**TASK STATEMENT:** Gather the lines below that include the string "Rebuild", copying each in full.

**MATERIAL FOR THIS TASK:**
Begin

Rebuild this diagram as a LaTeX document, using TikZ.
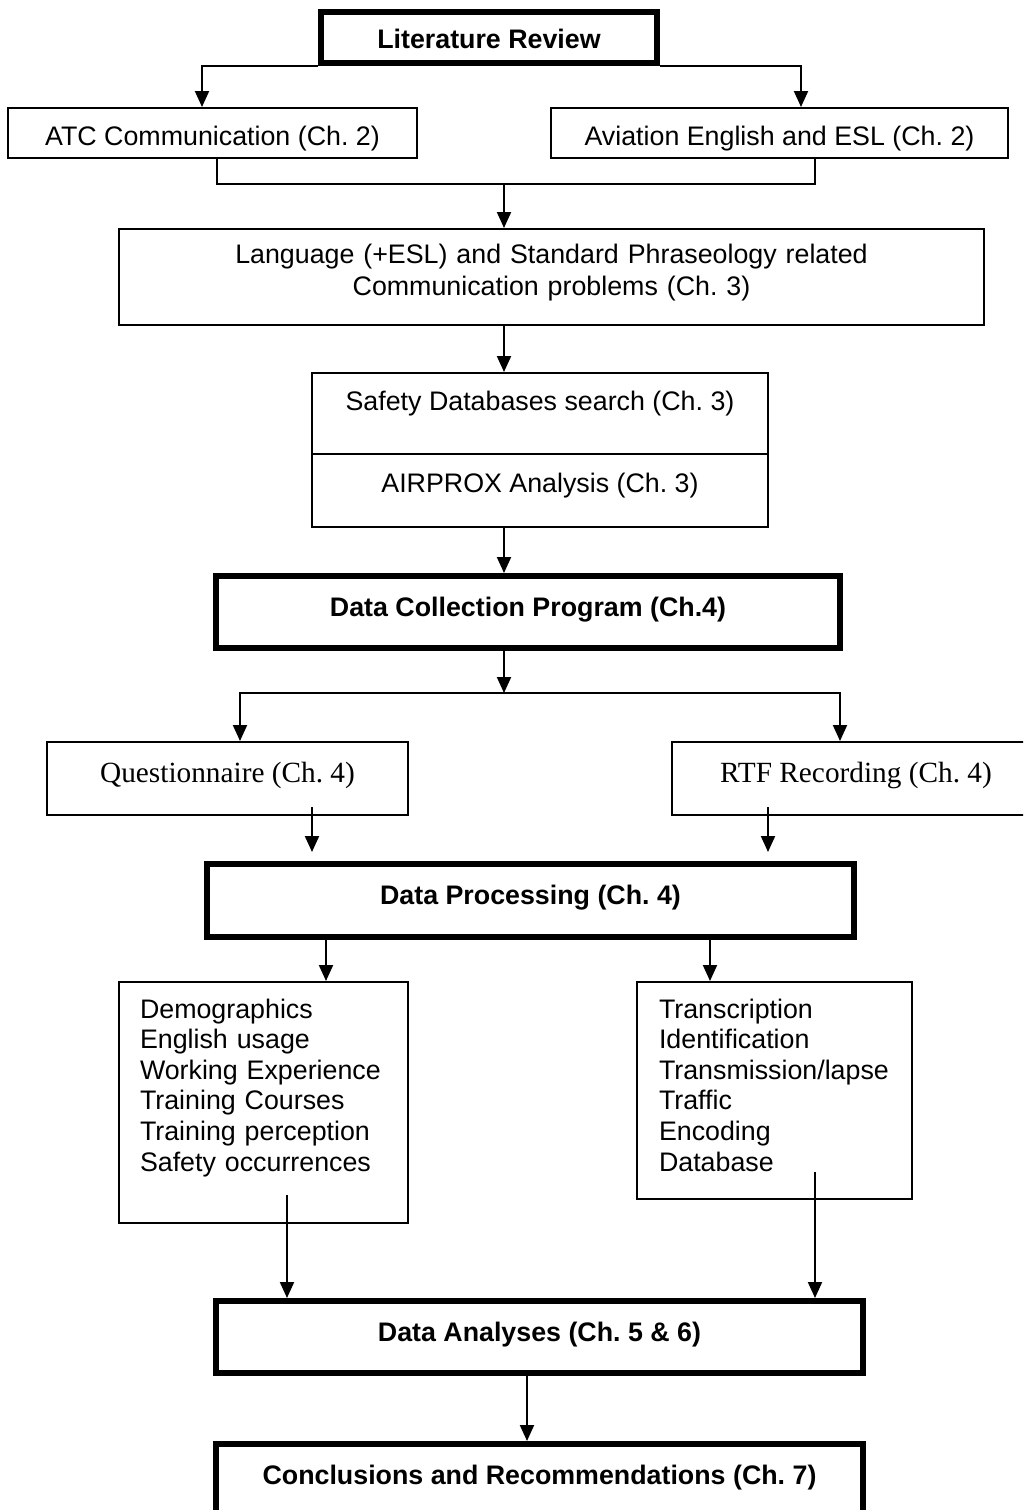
\documentclass[tikz,border=0pt]{standalone}
\usepackage{fontspec}
\setmainfont{Liberation Sans}
\newfontfamily\timesfont{Liberation Serif}
\usetikzlibrary{arrows.meta}
\frenchspacing
\begin{document}
\begin{tikzpicture}[x=0.5pt, y=-0.5pt, line join=miter,
		font=\fontsize{13.4}{16}\selectfont,
		box/.style={draw, line width=1pt, inner sep=0pt, anchor=north, align=center},
		thickbox/.style={box, line width=2.75pt, font=\fontsize{13.4}{16}\selectfont\bfseries},
		listbox/.style={box, align=left, inner ysep=0pt, font=\fontsize{13.4}{15.3}\selectfont},
		arr/.style={line width=1pt, -{Triangle[length=8pt,width=7pt]}},
		line/.style={line width=1pt}]
			\useasboundingbox (0,0) rectangle (1023,1510);
			\clip (0,0) rectangle (1023,1510);
			\node[thickbox, minimum width=168pt, text height=18.5pt, text depth=7pt] (lit) at (489,9) {Literature Review};
			\node[box, minimum width=204.5pt, text height=18.5pt, text depth=6.5pt] (atc) at (212.5,107) {ATC Communication (Ch. 2)};
			\node[box, minimum width=228.5pt, text height=18.5pt, text depth=6.5pt] (avi) at (779.5,107) {Aviation English and ESL (Ch. 2)};
			\node[box, text width=432.5pt, text height=17pt, text depth=31pt] (lang) at (551.5,228)
				{Language (+ESL) and Standard Phraseology related\\Communication problems (Ch. 3)};
			\node[box, minimum width=228pt, text height=18.5pt, text depth=22pt] (safety) at (540,372) {Safety Databases search (Ch. 3)};
			\node[box, minimum width=228pt, text height=19pt, text depth=17.5pt] (airprox) at (540,453) {AIRPROX Analysis (Ch. 3)};
			\node[thickbox, minimum width=312pt, text height=20.5pt, text depth=15.5pt] (dc) at (528,573) {Data Collection Program (Ch.4)};
			\node[box, font=\fontsize{14.65}{17}\timesfont, minimum width=180.5pt, text height=20pt, text depth=16.5pt] (quest) at (227.5,741) {Questionnaire (Ch. 4)};
			\node[box, font=\fontsize{14.65}{17}\timesfont, minimum width=184pt, text height=20pt, text depth=16.5pt] (rtf) at (856,741) {RTF Recording (Ch. 4)};
			\node[thickbox, minimum width=323.5pt, text height=20.5pt, text depth=16pt] (dp) at (530.5,861) {Data Processing (Ch. 4)};
			\node[listbox, inner xsep=10.5pt, text width=123.5pt, text height=18pt, text depth=102.5pt] (demo) at (263.5,981)
				{Demographics\\English usage\\Working Experience\\Training Courses\\Training perception\\Safety occurrences};
			\node[listbox, inner xsep=11pt, text width=115.5pt, text height=18pt, text depth=90.5pt] (trans) at (774.5,981)
				{Transcription\\Identification\\Transmission/lapse\\Traffic\\Encoding\\Database};
			\node[thickbox, minimum width=323.5pt, text height=20.5pt, text depth=15.5pt] (da) at (539.5,1298) {Data Analyses (Ch. 5 \& 6)};
			\node[thickbox, minimum width=323.5pt, text height=20.5pt, text depth=30pt] (concl) at (539.5,1441) {Conclusions and Recommendations (Ch. 7)};
			\coordinate (join) at (504,184);
			\coordinate (fork) at (504,693);
			\draw[arr] (lit.south west) -| ([xshift=-5.25pt]atc.north);
			\draw[arr] (lit.south east) -| ([xshift=10.75pt]avi.north);
			\draw[line] ([xshift=2.25pt]atc.south) |- (join) -| ([xshift=17.75pt]avi.south);
			\draw[arr] (join) -- (join |- lang.north);
			\draw[arr] (join |- lang.south) -- (join |- safety.north);
			\draw[arr] (join |- airprox.south) -- (join |- dc.north);
			\draw[arr] (join |- dc.south) -- (fork);
			\draw[arr] (fork) -| ([xshift=6.25pt]quest.north);
			\draw[arr] (fork) -| ([xshift=-8pt]rtf.north);
			\draw[arr, shorten >=4.5pt] ([xshift=42.25pt,yshift=4.5pt]quest.south) coordinate (q) -- (q |- dp.north);
			\draw[arr, shorten >=4.5pt] ([xshift=-44pt,yshift=4.5pt]rtf.south) coordinate (r) -- (r |- dp.north);
			\draw[arr] ([xshift=31.25pt]demo.north |- dp.south) -- ([xshift=31.25pt]demo.north);
			\draw[arr] ([xshift=-32.25pt]trans.north |- dp.south) -- ([xshift=-32.25pt]trans.north);
			\draw[arr] ([xshift=11.75pt,yshift=14.5pt]demo.south) coordinate (d) -- (d |- da.north);
			\draw[arr] ([xshift=20.25pt,yshift=14pt]trans.south) coordinate (t) -- (t |- da.north);
			\draw[arr] ([xshift=-6.25pt]da.south) -- ([xshift=-6.25pt]concl.north);
		\end{tikzpicture}
\end{document}
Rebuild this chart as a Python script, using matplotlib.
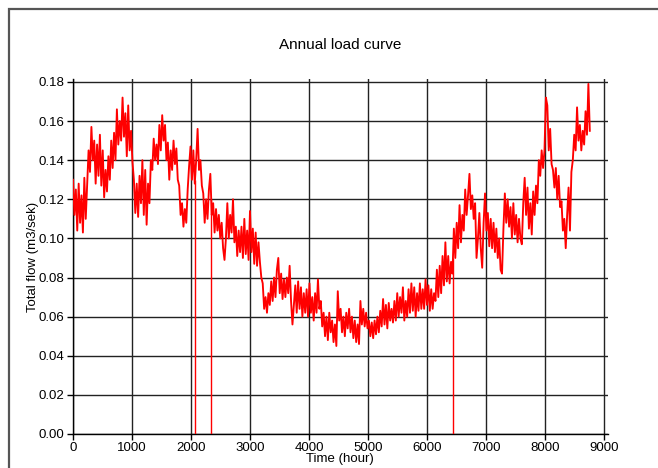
import numpy as np
import matplotlib
matplotlib.use("Agg")
import matplotlib.pyplot as plt
from matplotlib.patches import Rectangle

plt.rcParams['font.family'] = ['Liberation Sans', 'DejaVu Sans']

# Daily samples (every 24 h) of the total flow
flow = [
    0.130, 0.112, 0.125, 0.104, 0.128, 0.108, 0.122, 0.103, 0.131, 0.110,
    0.128, 0.145, 0.134, 0.157, 0.140, 0.150, 0.128, 0.148, 0.132, 0.153,
    0.127, 0.145, 0.121, 0.135, 0.124, 0.142, 0.130, 0.150, 0.136, 0.154,
    0.140, 0.166, 0.148, 0.160, 0.150, 0.172, 0.152, 0.164, 0.142, 0.168,
    0.145, 0.155, 0.139, 0.130, 0.113, 0.128, 0.111, 0.132, 0.118, 0.140,
    0.112, 0.135, 0.107, 0.128, 0.118, 0.140, 0.135, 0.151, 0.140, 0.148,
    0.138, 0.158, 0.145, 0.163, 0.150, 0.158, 0.140, 0.149, 0.130, 0.145,
    0.135, 0.150, 0.138, 0.146, 0.130, 0.127, 0.112, 0.118, 0.106, 0.115,
    0.108, 0.125, 0.137, 0.147, 0.130, 0.145, 0.128, 0.140, 0.156, 0.135,
    0.140, 0.127, 0.123, 0.108, 0.120, 0.110, 0.125, 0.133, 0.112, 0.118,
    0.103, 0.115, 0.104, 0.112, 0.100, 0.108, 0.095, 0.089, 0.100, 0.118,
    0.100, 0.112, 0.103, 0.120, 0.098, 0.106, 0.091, 0.104, 0.093, 0.106,
    0.090, 0.110, 0.092, 0.104, 0.089, 0.114, 0.093, 0.105, 0.087, 0.103,
    0.086, 0.098, 0.088, 0.080, 0.077, 0.064, 0.070, 0.062, 0.072, 0.066,
    0.078, 0.068, 0.080, 0.070, 0.084, 0.090, 0.072, 0.082, 0.069, 0.079,
    0.070, 0.080, 0.072, 0.086, 0.068, 0.056, 0.066, 0.076, 0.062, 0.078,
    0.064, 0.075, 0.060, 0.072, 0.062, 0.074, 0.060, 0.077, 0.062, 0.070,
    0.058, 0.072, 0.062, 0.079, 0.064, 0.068, 0.055, 0.062, 0.050, 0.060,
    0.048, 0.062, 0.052, 0.058, 0.047, 0.056, 0.045, 0.073, 0.058, 0.064,
    0.052, 0.060, 0.050, 0.062, 0.054, 0.064, 0.052, 0.060, 0.049, 0.058,
    0.047, 0.056, 0.046, 0.068, 0.056, 0.064, 0.055, 0.062, 0.054, 0.058,
    0.050, 0.057, 0.049, 0.058, 0.051, 0.060, 0.052, 0.063, 0.055, 0.069,
    0.056, 0.066, 0.054, 0.067, 0.058, 0.064, 0.057, 0.068, 0.058, 0.072,
    0.060, 0.070, 0.062, 0.075, 0.058, 0.068, 0.060, 0.074, 0.062, 0.077,
    0.063, 0.075, 0.060, 0.072, 0.063, 0.077, 0.064, 0.074, 0.064, 0.079,
    0.066, 0.076, 0.063, 0.074, 0.064, 0.072, 0.068, 0.084, 0.070, 0.086,
    0.072, 0.091, 0.076, 0.098, 0.078, 0.091, 0.077, 0.088, 0.082, 0.105,
    0.090, 0.108, 0.095, 0.117, 0.098, 0.112, 0.104, 0.125, 0.112, 0.122,
    0.133, 0.115, 0.122, 0.110, 0.118, 0.090, 0.100, 0.113, 0.095, 0.085,
    0.108, 0.123, 0.104, 0.113, 0.096, 0.110, 0.095, 0.108, 0.093, 0.105,
    0.090, 0.100, 0.084, 0.082, 0.105, 0.123, 0.108, 0.120, 0.106, 0.116,
    0.100, 0.118, 0.102, 0.112, 0.098, 0.110, 0.100, 0.097, 0.118, 0.131,
    0.112, 0.126, 0.105, 0.118, 0.102, 0.124, 0.112, 0.127, 0.118, 0.140,
    0.132, 0.145, 0.136, 0.145, 0.172, 0.168, 0.145, 0.156, 0.138, 0.135,
    0.126, 0.136, 0.120, 0.132, 0.116, 0.119, 0.104, 0.110, 0.095, 0.112,
    0.126, 0.104, 0.134, 0.140, 0.153, 0.145, 0.167, 0.150, 0.158, 0.145,
    0.155, 0.148, 0.165, 0.153, 0.179, 0.155,
]
step_hours = 24
hours = np.arange(len(flow)) * step_hours

# Single-hour drop-outs to zero
spike_hours = [2075, 2345, 6440]
spike_tops = [0.130, 0.120, 0.090]

x_ticks = [0, 1000, 2000, 3000, 4000, 5000, 6000, 7000, 8000, 9000]
y_ticks = [0.00, 0.02, 0.04, 0.06, 0.08, 0.10, 0.12, 0.14, 0.16, 0.18]

W, H = 658, 468
fig = plt.figure(figsize=(W / 100, H / 100), dpi=100)
left, right, bottom, top = 73, 607.5, 434, 79
ax = fig.add_axes([left / W, 1 - bottom / H, (right - left) / W, (bottom - top) / H])

# outer frame
fig.patches.append(Rectangle((9 / W, -0.1), 1.2, 1.1 - 9 / H, transform=fig.transFigure,
                             fill=False, edgecolor='#555555', linewidth=1.6))

ax.plot(hours, flow, color='#ff0000', linewidth=1.35, zorder=3)
ax.vlines(spike_hours, 0, spike_tops, color='#ff0000', linewidth=1.0, zorder=3)

ax.set_xlim(0, 9060)
ax.set_ylim(0, 0.1815)
ax.set_xticks(x_ticks)
ax.set_yticks(y_ticks)
ax.set_yticklabels([f"{v:.2f}" for v in y_ticks])
ax.grid(True, color='#222222', linewidth=1.0, zorder=1)
ax.set_axisbelow(True)
for s in ['top', 'right']:
    ax.spines[s].set_visible(False)
for s in ['left', 'bottom']:
    ax.spines[s].set_color('black')
    ax.spines[s].set_linewidth(1.0)
ax.tick_params(direction='out', length=4, width=1, labelsize=9.5, colors='black', pad=2)

ax.set_xlabel('Time (hour)', fontsize=9.5, labelpad=-1)
ax.set_ylabel('Total flow (m3/sek)', fontsize=9.5)
ax.yaxis.set_label_coords((39 - left) / (right - left), 0.5)
fig.text((left + right) / 2 / W, 1 - 45 / H, 'Annual load curve', ha='center', va='center', fontsize=11)

fig.savefig('out.png', dpi=100)
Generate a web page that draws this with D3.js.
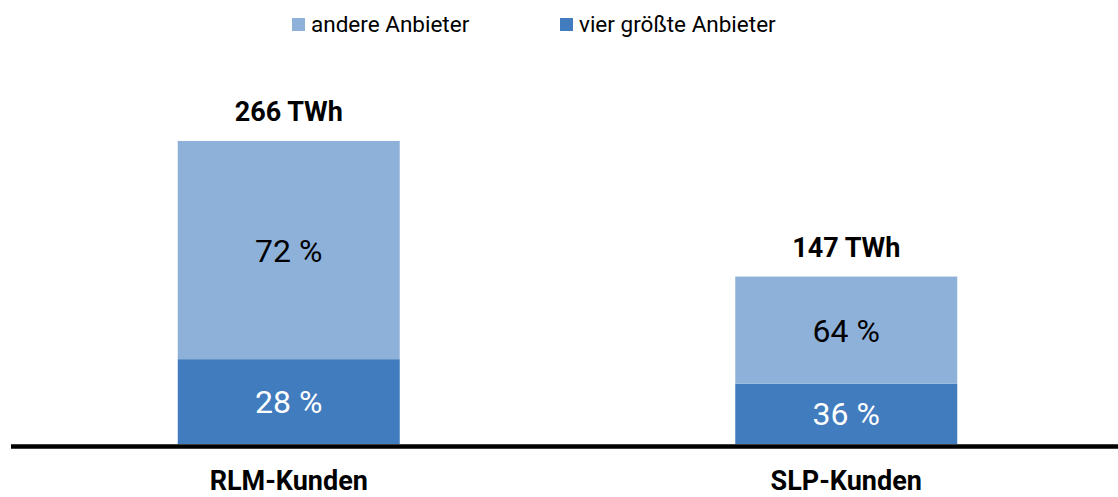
<!DOCTYPE html>
<html><head><meta charset="utf-8">
<script src="https://cdn.jsdelivr.net/npm/d3@7"></script>
<style>
html,body{margin:0;padding:0;background:#fff;}
svg{display:block;font-family:"Roboto","Liberation Sans",sans-serif;}
</style></head>
<body><svg id="chart" width="1118" height="497"></svg>
<script>
const categories = ["RLM-Kunden", "SLP-Kunden"];
const totals = [266, 147];
const sharesTop4 = [28, 36];      // vier größte Anbieter (%)
const sharesOthers = [72, 64];    // andere Anbieter (%)
const seriesNames = ["vier größte Anbieter", "andere Anbieter"];
const legendOrder = ["andere Anbieter", "vier größte Anbieter"];
const colors = {"andere Anbieter": "#8EB1D9", "vier größte Anbieter": "#417CBE"};

const svg = d3.select("#chart");
const W = 1118, H = 497;
const baseY = 444;

const data = categories.map((c, i) => ({
  cat: c,
  total: totals[i],
  "vier größte Anbieter": totals[i] * sharesTop4[i] / 100,
  "andere Anbieter": totals[i] * sharesOthers[i] / 100,
  pct: {"vier größte Anbieter": sharesTop4[i], "andere Anbieter": sharesOthers[i]}
}));

const x = d3.scaleBand().domain(categories).range([10, 1125]);
const y = d3.scaleLinear().domain([0, 266]).range([baseY, 141]);
const barW = 222;

const stack = d3.stack().keys(seriesNames)(data);

const g = svg.append("g");
stack.forEach(layer => {
  const key = layer.key;
  layer.forEach(d => {
    const cx = x(d.data.cat) + x.bandwidth() / 2;
    g.append("rect")
      .attr("x", cx - barW / 2)
      .attr("y", y(d[1]))
      .attr("width", barW)
      .attr("height", y(d[0]) - y(d[1]))
      .attr("fill", colors[key]);
    g.append("text")
      .attr("x", cx)
      .attr("y", (y(d[0]) + y(d[1])) / 2)
      .attr("dy", "0.36em")
      .attr("text-anchor", "middle")
      .attr("font-size", 32)
      .attr("fill", key === "vier größte Anbieter" ? "#fff" : "#000")
      .text(d.data.pct[key] + " %");
  });
});

// totals
data.forEach(d => {
  const cx = x(d.cat) + x.bandwidth() / 2;
  svg.append("text")
    .attr("x", cx).attr("y", y(d.total) - 20)
    .attr("text-anchor", "middle")
    .attr("font-size", 27).attr("font-weight", "bold")
    .text(d.total + " TWh");
  svg.append("text")
    .attr("x", cx).attr("y", 490)
    .attr("text-anchor", "middle")
    .attr("font-size", 27).attr("font-weight", "bold")
    .text(d.cat);
});

// axis line
svg.append("line")
  .attr("x1", 11).attr("x2", W)
  .attr("y1", y(0) + 2.5).attr("y2", y(0) + 2.5)
  .attr("stroke", "#000").attr("stroke-width", 4.5);

// legend
const legX = [292, 560];
legendOrder.forEach((k, i) => {
  const lg = svg.append("g").attr("transform", `translate(${legX[i]},0)`);
  lg.append("rect").attr("x", 0).attr("y", 18).attr("width", 13).attr("height", 13).attr("fill", colors[k]);
  lg.append("text").attr("x", 19).attr("y", 32).attr("font-size", 22.5).attr("fill", "#000").text(k);
});
</script></body></html>
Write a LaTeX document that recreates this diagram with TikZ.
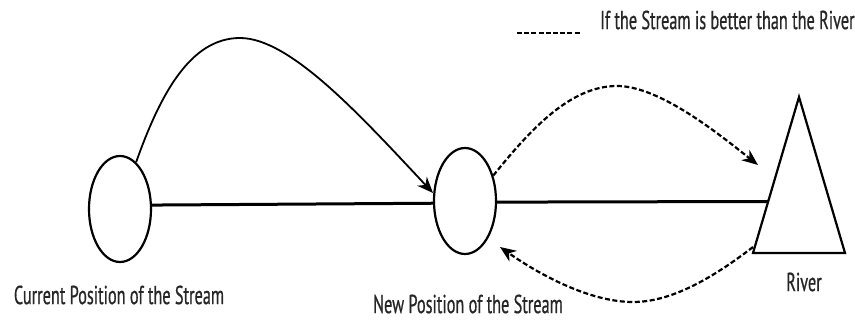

End

**SOLUTION TO THIS PROBLEM:**
Rebuild this diagram as a LaTeX document, using TikZ.
Rebuild this chart as a Python script, using matplotlib.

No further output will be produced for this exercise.